I don’t really have a problem with the outcome of this case, although I disagree with the legal reasoning the majority used to get there. And I think Sotomayor’s dissent is more or less correct in the flaws she points out in the majority’s legal reasoning, but I don’t agree with her outcome either. But that’s neither here or there, since I’m not on the Supreme Court.

But, I will point out that this overall issue is a bit more complex than is being laid out in this thread. If the government seizes your property in its entirety, that’s a pretty easy call for me and I’d say you get fair market value.

But when the government seizes only part of your property rights, that’s not such an easy call. Supposing the government doesn’t seize your property, but they tell you that you can never build anything on the property ever, for say, environmental reasons. What sort of compensation are you entitled to? What if the government says they won’t approve your new development unless you give them a free easement on your property? What if the government says that you have to let the cable company run a line across your property (and there’s no existing easement)? There’s case law on all these situations, and I can point you to the case law to answer these questions, but if we step back, these aren’t easy questions to answer. It’s pretty easy to look at a piece of property as a whole and determine it’s fair market value, but when we start looking at pieces of property rights, fair market value determinations aren’t that clear-cut.

In this case, the government didn’t technically seize all the property rights from the owners of the raisins, although I’d say in practice, they effectively did, which is why I don’t really have a problem with the outcome. But I think there’s a bit more complexity here than is apparent on the surface.

As for the actual raisin policy, I don’t know enough about agricultural markets to know if this policy is worthwhile or not. But if oil companies can be compensated for contributing to the strategic oil reserve, I don’t really see why farmers can’t be compensated for contributing to the strategic raisin reserve.*

  • It’s not really a strategic raisin reserve. That’s a bit a of a joke.

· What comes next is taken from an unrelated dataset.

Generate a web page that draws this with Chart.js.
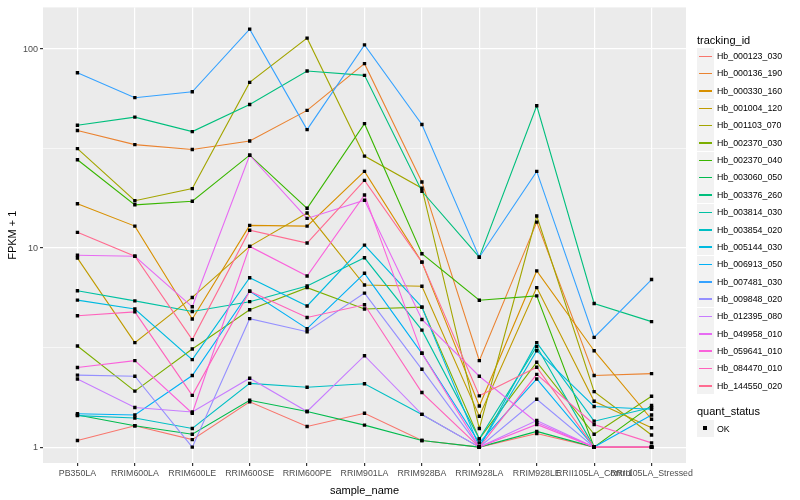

Then why did Obama take his mountain away? :mad:

Well, he never played with it or took care of it!

Probably so; one of the more interesting analyses I heard of agricultural subsidies paid to keep fields fallow, is that if we let farmers produce to their heart’s content, that US wheat and corn would totally flood the world markets, and drive down prices so low that foreign producers would be driven out of business, and so would a whole lot of domestic ones, leaving only the huge ones who could still make money through economies of scale. So the government pays our farmers to NOT farm, in order to put an artificial supply restriction in place and to drive prices up to where everyone can make a little money on the deal. I’d always assumed it was some kind of encouragement for crop rotation or something like that, prior to that particular grad school lecture.

I agree with the crop rotation/preservation of soil argument. I would argue that farmers would never max produce because it would bankrupt them all. Does any industry max produce? Apple maybe. We have lost so much of our best farmland to development…(especially here in SoCal and especially Orange County). We are increasingly dependant on fossil feul to get food to people. I dread when the big earthquake will hit California because the panic and hunger and thirst will be massive.